Friday, July 9, 2010

America's Roadside in Smyrna, Delaware.

On the roadsides of America, you will find many attractions, signs, and statues. It's the ones that are of past years that always seem to stick out. However, as our little towns of Smyrna and Clayton grow, it gets new owners, new buildings, and new businesses. The old gets moved, cleaned up or transformed. Recently, in Smyrna we had two landmarks recently move. Smyrna residents, would mention these "marks" when giving directions to visitors.

1. The Smyrna Diner offers all the dinner classics, from the all-day breakfasts to liver and onions to belly warming chicken and slippery dumplings. It recently moved up the road to a larger location, but it still offers that delicious diner food.



The original diner was a 1965 Paramount trailer, which replaced a 1954 smaller diner. Later the diner's future exterior was covered with wood. Located in Cleveland, OH, A collector of vintage diners purchased it to restore, then to resell.
So many people here have great memories of being in this place. My memory was from the blizzard of 1978. We were visiting Dad for the weekend and he was delivering us back from his apartment in Newark. By the time we got to Smyrna, the roads were impassible. We had to stay in the diner for a few hours before the snowtrucks came. We stayed in the Sheraton in Dover overnight. They didn't plow the backroads of Smyrna (only 5 miles away) until the next day.
The new location is right off our highway bypass route to heading to the beaches.
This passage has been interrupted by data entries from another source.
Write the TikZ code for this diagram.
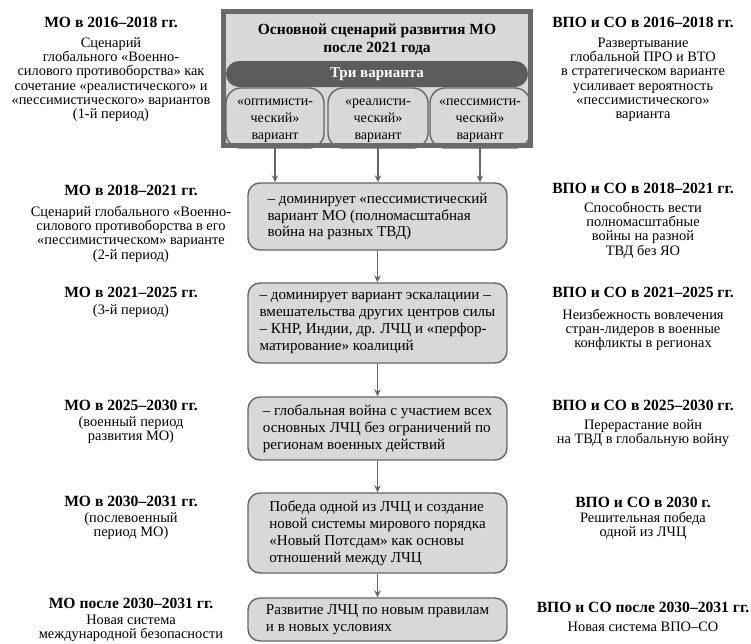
\documentclass[tikz,border=0pt]{standalone}
\usepackage{fontspec}
\setmainfont{Liberation Serif}
\usetikzlibrary{arrows.meta}
\definecolor{framegray}{HTML}{6A6A6A}
\definecolor{boxfill}{HTML}{D8D8D8}
\definecolor{barfill}{HTML}{5C5C5C}
\definecolor{linegray}{HTML}{666666}
\tikzset{
  head/.style={font=\fontsize{15.6}{17}\selectfont\bfseries, inner sep=0pt, anchor=base},
  body/.style={font=\fontsize{14.4}{14.3}\selectfont, inner sep=0pt, anchor=north, align=center},
  stage/.style={draw=linegray, line width=1.4pt, fill=boxfill, rounded corners=12pt,
    minimum width=259pt, align=left, font=\fontsize{15.1}{16.9}\selectfont, inner sep=0pt},
  variant/.style={draw=linegray, line width=1.4pt, fill=boxfill, rounded corners=15pt,
    align=center, inner sep=0pt},
  vtext/.style={font=\fontsize{14}{17}\selectfont, align=center, inner sep=0pt, anchor=north},
  arr/.style={draw=linegray, line width=1.4pt, -{Stealth[length=7pt,width=6.5pt]}},
  frameline/.style={draw=framegray, line width=4.5pt}
}
\newcommand{\fs}{\rule{0pt}{11pt}}
\begin{document}
\begin{tikzpicture}[x=1pt,y=1pt]
\useasboundingbox (0,0) rectangle (751,-643);
% top frame
\node (frame) [fill=boxfill, outer sep=0pt, inner sep=0pt, minimum width=307pt, minimum height=134pt] at (377,-78.5) {};
\node (title) [font=\fontsize{15.5}{18}\selectfont\bfseries, align=center, inner sep=0pt, anchor=north] at (377,-23) {\fs Основной сценарий развития МО\\после 2021 года};
\node (v1) [variant, minimum width=98pt, minimum height=60pt] at (275,-118) {};
\node (v2) [variant, minimum width=100pt, minimum height=60pt] at (378,-118) {};
\node (v3) [variant, minimum width=100pt, minimum height=60pt] at (480,-118) {};
\node (v1t) [vtext] at (275,-94) {\fs«оптимисти-\\ческий»\\вариант};
\node (v2t) [vtext] at (378,-94) {\fs«реалисти-\\ческий»\\вариант};
\node (v3t) [vtext] at (480,-94) {\fs«пессимисти-\\ческий»\\вариант};
\node (bar) [fill=barfill, rounded corners=13pt, minimum width=302pt, minimum height=26pt, inner sep=0pt,
  text=white, font=\fontsize{15}{17}\selectfont\bfseries] at (377,-74) {Три варианта};
\draw[frameline] (frame.south west) rectangle (frame.north east);

% stage boxes
\node (s1) [stage, minimum height=67pt] at (377.5,-216.5) {– доминирует «пессимистический\\вариант МО (полномасштабная\\война на разных ТВД)};
\node (s2) [stage, minimum height=80pt] at (377.5,-323) {– доминирует вариант эскалациии –\\вмешательства других центров силы\\– КНР, Индии, др. ЛЧЦ и «перфор-\\матирование» коалиций};
\node (s3) [stage, minimum height=63pt] at (377.5,-428.5) {– глобальная война с участием всех\\основных ЛЧЦ без ограничений по\\регионам военных действий};
\node (s4) [stage, minimum height=80pt] at (377.5,-533) {Победа одной из ЛЧЦ и создание\\новой системы мирового порядка\\«Новый Потсдам» как основы\\отношений между ЛЧЦ};
\node (s5) [stage, minimum height=43pt] at (377.5,-619.5) {Развитие ЛЧЦ по новым правилам\\и в новых условиях};

% arrows
\draw[arr, shorten <=2.25pt] (v1 |- frame.south) -- (v1 |- s1.north);
\draw[arr, shorten <=2.25pt] (v2 |- frame.south) -- (v2 |- s1.north);
\draw[arr, shorten <=2.25pt] (v3 |- frame.south) -- (v3 |- s1.north);
\draw[arr] (s1) -- (s2);
\draw[arr] (s2) -- (s3);
\draw[arr] (s3) -- (s4);
\draw[arr] (s4) -- (s5);

% left column
\node (l1h) [head] at (111,-27.5) {МО в 2016–2018 гг.};
\node (l1b) [body] at (111,-36) {\fs Сценарий\\глобального «Военно-\\силового противоборства» как\\сочетание «реалистического» и\\«пессимистического» вариантов\\(1-й период)};
\node (l2h) [head] at (131,-195.5) {МО в 2018–2021 гг.};
\node (l2b) [body] at (131,-205) {\fs Сценарий глобального «Военно-\\силового противоборства в его\\«пессимистическом» варианте\\(2-й период)};
\node (l3h) [head] at (131,-297.5) {МО в 2021–2025 гг.};
\node (l3b) [body] at (131,-303) {\fs (3-й период)};
\node (l4h) [head] at (131,-410.5) {МО в 2025–2030 гг.};
\node (l4b) [body] at (131,-415) {\fs (военный период\\развития МО)};
\node (l5h) [head] at (131,-506.5) {МО в 2030–2031 гг.};
\node (l5b) [body] at (131,-511) {\fs (послевоенный\\период МО)};
\node (l6h) [head] at (131,-608.5) {МО после 2030–2031 гг.};
\node (l6b) [body] at (131,-613) {\fs Новая система\\международной безопасности};

% right column
\node (r1h) [head] at (643,-27.5) {ВПО и СО в 2016–2018 гг.};
\node (r1b) [body] at (643,-36) {\fs Развертывание\\глобальной ПРО и ВТО\\в стратегическом варианте\\усиливает вероятность\\«пессимистического»\\варианта};
\node (r2h) [head] at (643,-193.5) {ВПО и СО в 2018–2021 гг.};
\node (r2b) [body] at (643,-201) {\fs Способность вести\\полномасштабные\\войны на разной\\ТВД без ЯО};
\node (r3h) [head] at (643,-297.5) {ВПО и СО в 2021–2025 гг.};
\node (r3b) [body] at (643,-308) {\fs Неизбежность вовлечения\\стран-лидеров в военные\\конфликты в регионах};
\node (r4h) [head] at (643,-410.5) {ВПО и СО в 2025–2030 гг.};
\node (r4b) [body] at (643,-418) {\fs Перерастание войн\\на ТВД в глобальную войну};
\node (r5h) [head] at (643,-507.5) {ВПО и СО в 2030 г.};
\node (r5b) [body] at (643,-511) {\fs Решительная победа\\одной из ЛЧЦ};
\node (r6h) [head] at (643,-612.5) {ВПО и СО после 2030–2031 гг.};
\node (r6b) [body] at (643,-620) {\fs Новая система ВПО–СО};
\end{tikzpicture}
\end{document}
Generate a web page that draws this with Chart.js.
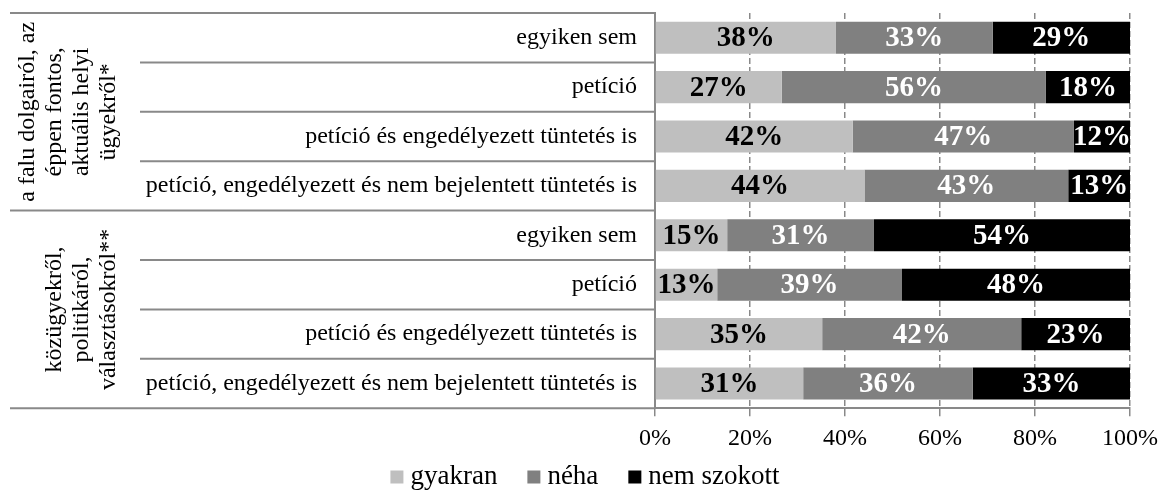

2. Once a small travel agency named Traquility Travel, now an Antiques store, had a very strange looking statue just outside its doors. The 3000 pound 11 ft. fiberglass horned statue with red eyes, seemed to the same size as the 12 foot tall small brick 2 room building. Only Smyrna townspeople knew what is was from where it came.
It came from Hollywood's set of the 1955 movie The Prodigal starring Lana Turner. It's supposed to be a Babylonian
Fertility God Demon. After year of environmental wear and tear, the snake head has fallen off.
However, it was sold for $4000 to a town in Lumberton, New Jersey. It seems that the new neighborhood doesn't care for it as much as Smyrna, DE.
According to the which newspaper you read it is either a god of fertility, rain, or a giant demon. Either way, it is definitely Pagan and people are up in arms about it. They have referred to it as "despicable" "demonic" and "an eyesore". Even though its head can only be seen over the fence, which extends out near the side of the property, it is not wanted. One neighbor even complained that it scared the horses that are stabled next door. In fact, the township has ordered the new owner to remove it and place it in his backyard where its head can not be seen by passersby. However, the owner wanted to use it as a tourism attraction. Curiously, the local paper mentions that is wonders why the item was located next to a travel agency in the first place, or why the new owner spent $6000 to move it a neighborhood where he knew it would piss off his neighbors.
In Smyrna, the statue was a landmark, with a lovely plastic palm tree right beside it, located across the road from the only Delaware Rest Area built in 1937. There was only a picnic table and a place to park.
I mean, who wouldn't want to travel to some remote island and find that in the jungle, right?